I come back to the core issue here. Those opposite are trying to somehow spin a line that the ACT economy is not improving. There are simply no statistics to show that. Just to use the statistics that Ms Reilly just used, in the last set of figures we got housing prices had even started to increase. So all of those figures are showing that the economy has turned around, and in record quick time, taking into account the huge Commonwealth Government downsizing. As I said today, that is happening even with residential building approvals, the area that often is the last to really pick up. Would it not be great if those opposite could just accept that the economy has actually turned around? Even the Evatt Foundation believes that the ACT Government is doing, in their view, a reasonable job. Everybody but those opposite believe that, Mr Speaker.
MR SPEAKER: Do you have a supplementary question, Ms Reilly?
MS REILLY: I am not quite sure, from the various similes that are being used, whether we are catching a cold, whether we are having a transition or what, but the question is - - -
Mr Humphries: Mr Speaker, is this a preamble to a question or is it a question?
MR SPEAKER: No preamble.
MS REILLY: You can tick one. Is that the reason why we have seen a depressed building industry that has seen workers go interstate in search of work? Will you be explaining face to face to these workers, who have to uproot themselves and their families, that it is all in their best interests?
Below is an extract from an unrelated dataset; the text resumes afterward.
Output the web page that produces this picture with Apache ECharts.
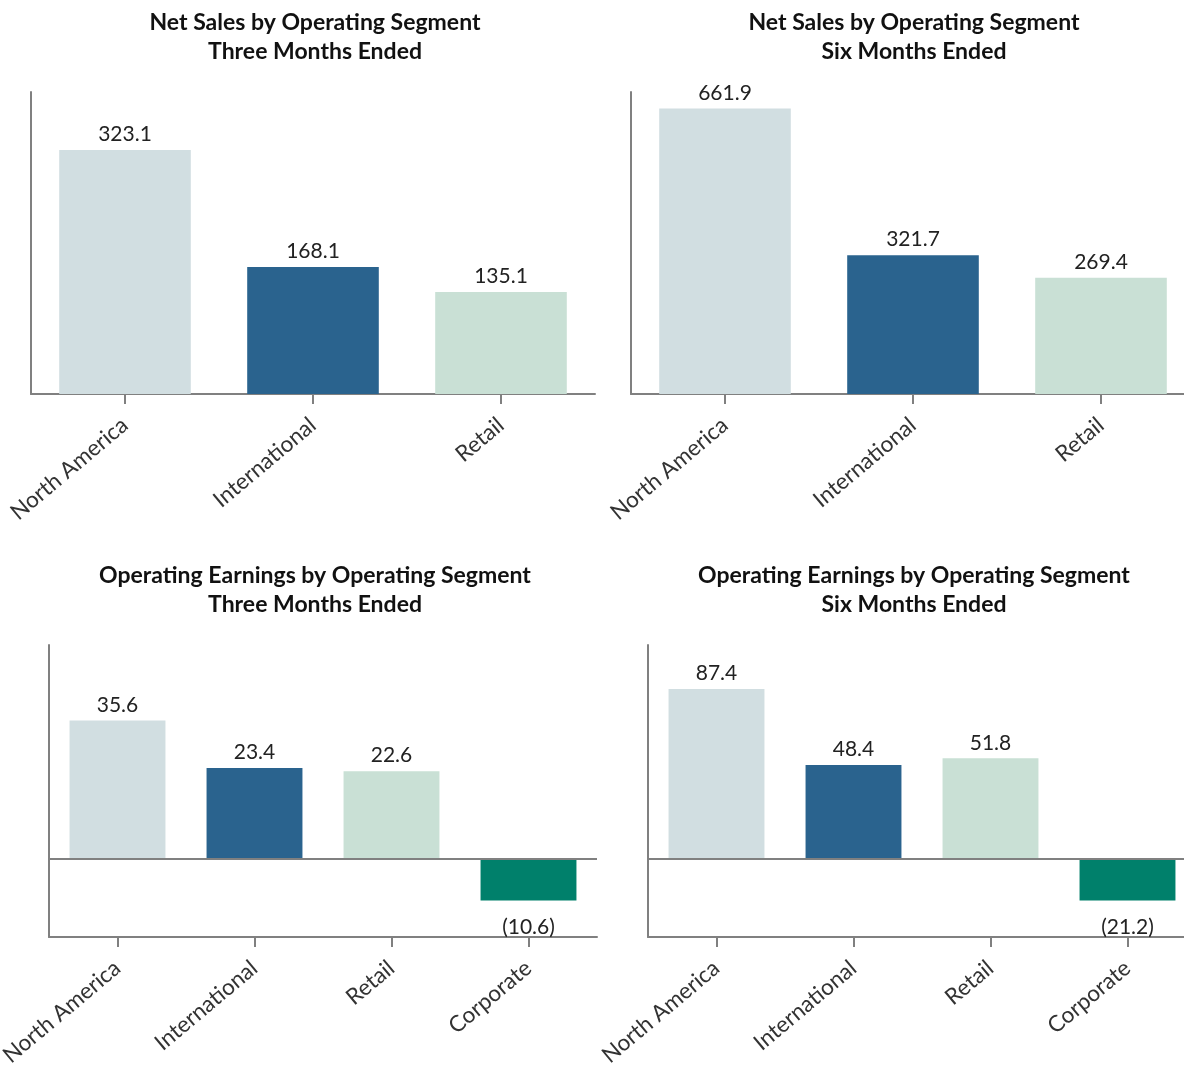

MRS CARNELL: Mr Speaker, looking at what is happening in the building area right now, following the recent release of the Nicholls lakeside development at Gungahlin I understand that 54 blocks were sold in four hours. In fact, before the day of the launch of the 90 blocks that were available, 84 were sold. From that developer's perspective it was the best result he had had since 1993. The problem that Mr Humphries and I have at the moment is the number of builders on our doorstep suggesting that maybe we should start thinking about land releases again because land is starting to sell out there. That is probably the reason why the figures today show a 7.9 per cent, I think, increase in building approvals.